_Records from a collection_:
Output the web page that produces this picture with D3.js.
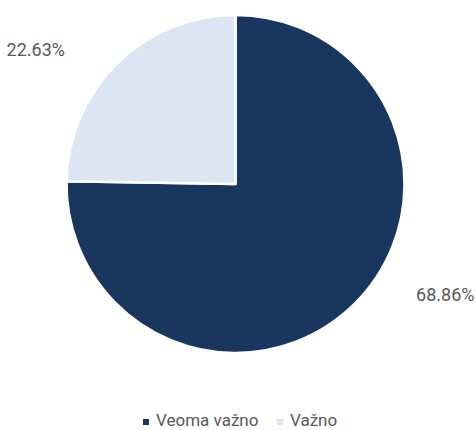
<!DOCTYPE html>
<html>
<head>
<meta charset="utf-8">
<script src="https://cdn.jsdelivr.net/npm/d3@7"></script>
<style>
  html, body { margin: 0; padding: 0; background: #fff; }
  text { font-family: "Roboto", "Liberation Sans", sans-serif; }
</style>
</head>
<body>
<div id="chart"></div>
<script>
// data
const categories = ["Veoma važno", "Važno"];
const values = [68.86, 22.63];
const labels = ["68.86%", "22.63%"];
const colors = ["#19375e", "#dce6f2"];

const width = 475, height = 430;
const cx = 235.5, cy = 184, radius = 169;

const svg = d3.select("#chart")
  .append("svg")
  .attr("width", width)
  .attr("height", height);

const data = categories.map((c, i) => ({ name: c, value: values[i], label: labels[i], color: colors[i] }));

const pie = d3.pie().sort(null).value(d => d.value);
const arc = d3.arc().innerRadius(0).outerRadius(radius);

const g = svg.append("g").attr("transform", `translate(${cx},${cy})`);

g.selectAll("path")
  .data(pie(data))
  .enter().append("path")
  .attr("d", arc)
  .attr("fill", d => d.data.color)
  .attr("stroke", "#fff")
  .attr("stroke-width", 2.5)
  .attr("stroke-linejoin", "round");

// labels outside the slices, on a flattened ring
g.selectAll("text.lbl")
  .data(pie(data))
  .enter().append("text")
  .attr("class", "lbl")
  .attr("x", d => Math.sin((d.startAngle + d.endAngle) / 2) * 292 + 5)
  .attr("y", d => -Math.cos((d.startAngle + d.endAngle) / 2) * 172 - 12)
  .attr("text-anchor", "middle")
  .attr("dy", "0.35em")
  .attr("fill", "#595959")
  .style("font-size", "18px")
  .text(d => d.data.label);

// legend
const legend = svg.append("g").attr("transform", "translate(0,421)");
const itemX = [143, 277];
const item = legend.selectAll("g")
  .data(data)
  .enter().append("g")
  .attr("transform", (d, i) => `translate(${itemX[i]},0)`);

item.append("rect")
  .attr("x", 0).attr("y", -2)
  .attr("width", 6).attr("height", 6)
  .attr("fill", d => d.color);

item.append("text")
  .attr("x", 13)
  .attr("y", 5)
  .attr("fill", "#595959")
  .style("font-size", "17px")
  .text(d => d.name);
</script>
</body>
</html>
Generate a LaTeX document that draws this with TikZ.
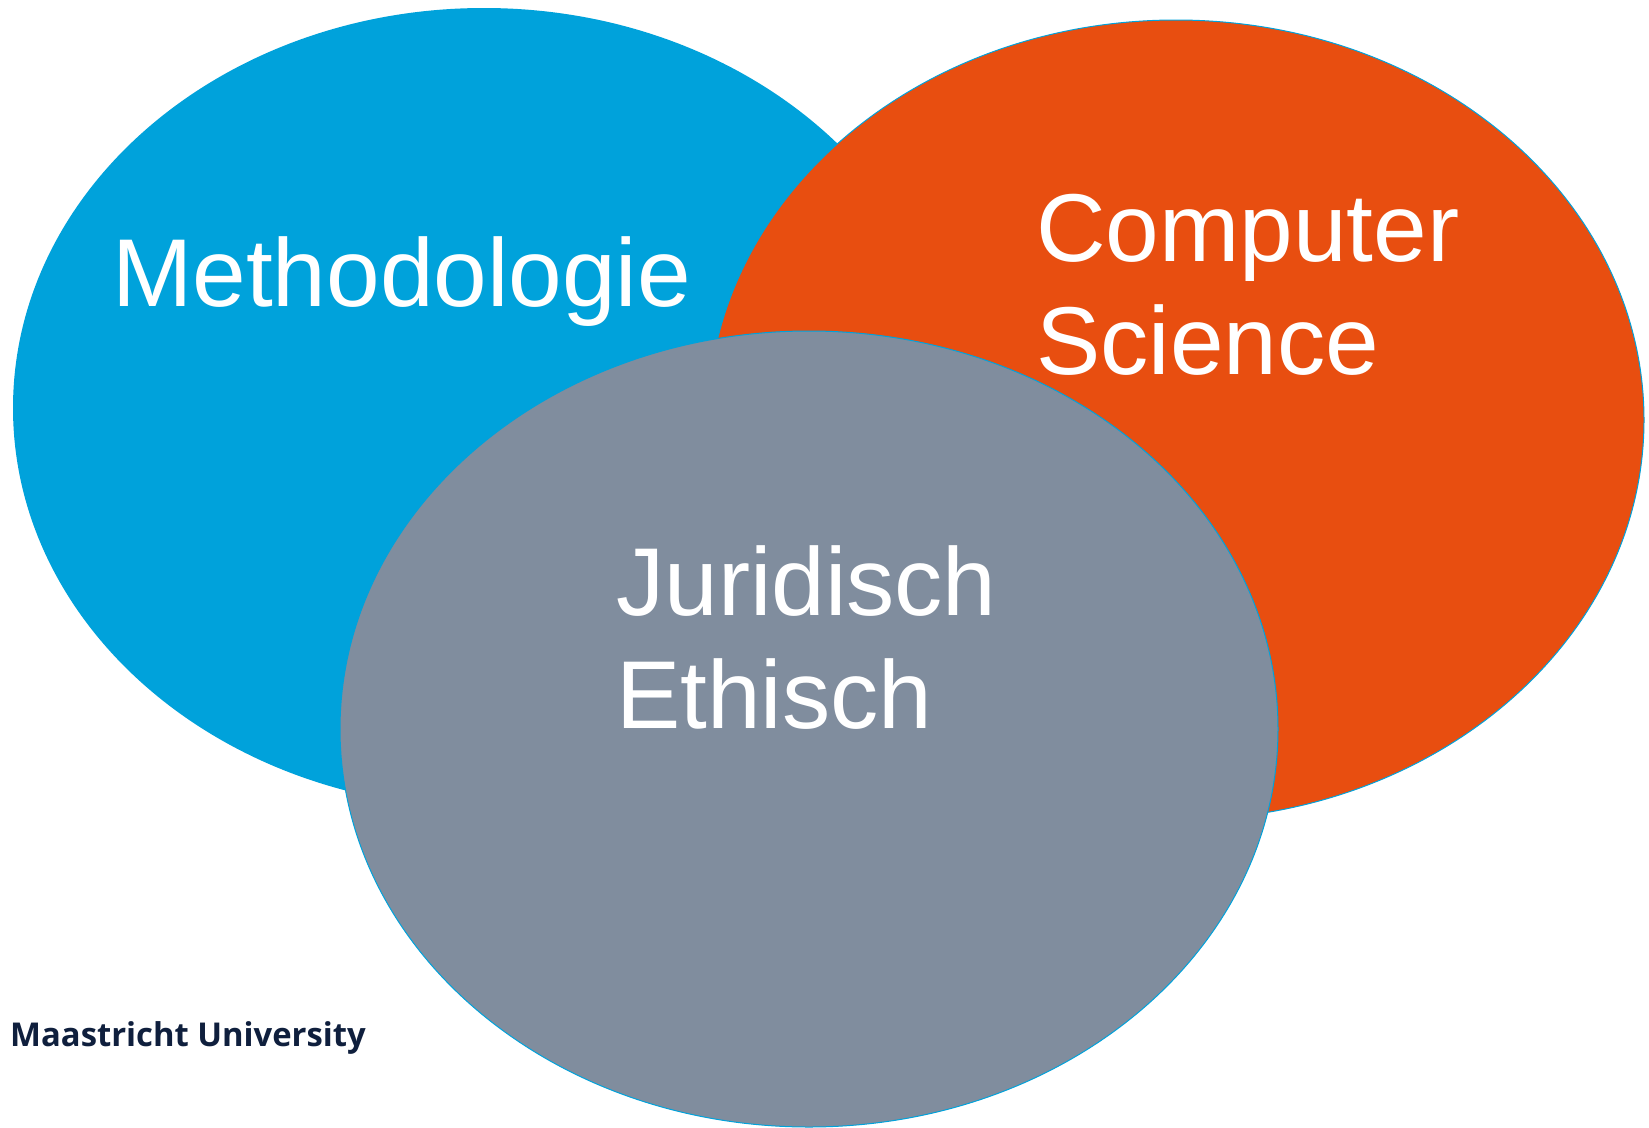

_WRITTEN EXERCISE_:
Write out exactly the opening lines of the data, stopping after the line that holds "const arc = d3.arc().innerRadius(0).outerRadius(radius);". Exclude pictures.

_SOLUTION TO THE EXERCISE_:
Output the web page that produces this picture with D3.js.
<!DOCTYPE html>
<html>
<head>
<meta charset="utf-8">
<script src="https://cdn.jsdelivr.net/npm/d3@7"></script>
<style>
  html, body { margin: 0; padding: 0; background: #fff; }
  text { font-family: "Roboto", "Liberation Sans", sans-serif; }
</style>
</head>
<body>
<div id="chart"></div>
<script>
// data
const categories = ["Veoma važno", "Važno"];
const values = [68.86, 22.63];
const labels = ["68.86%", "22.63%"];
const colors = ["#19375e", "#dce6f2"];

const width = 475, height = 430;
const cx = 235.5, cy = 184, radius = 169;

const svg = d3.select("#chart")
  .append("svg")
  .attr("width", width)
  .attr("height", height);

const data = categories.map((c, i) => ({ name: c, value: values[i], label: labels[i], color: colors[i] }));

const pie = d3.pie().sort(null).value(d => d.value);
const arc = d3.arc().innerRadius(0).outerRadius(radius);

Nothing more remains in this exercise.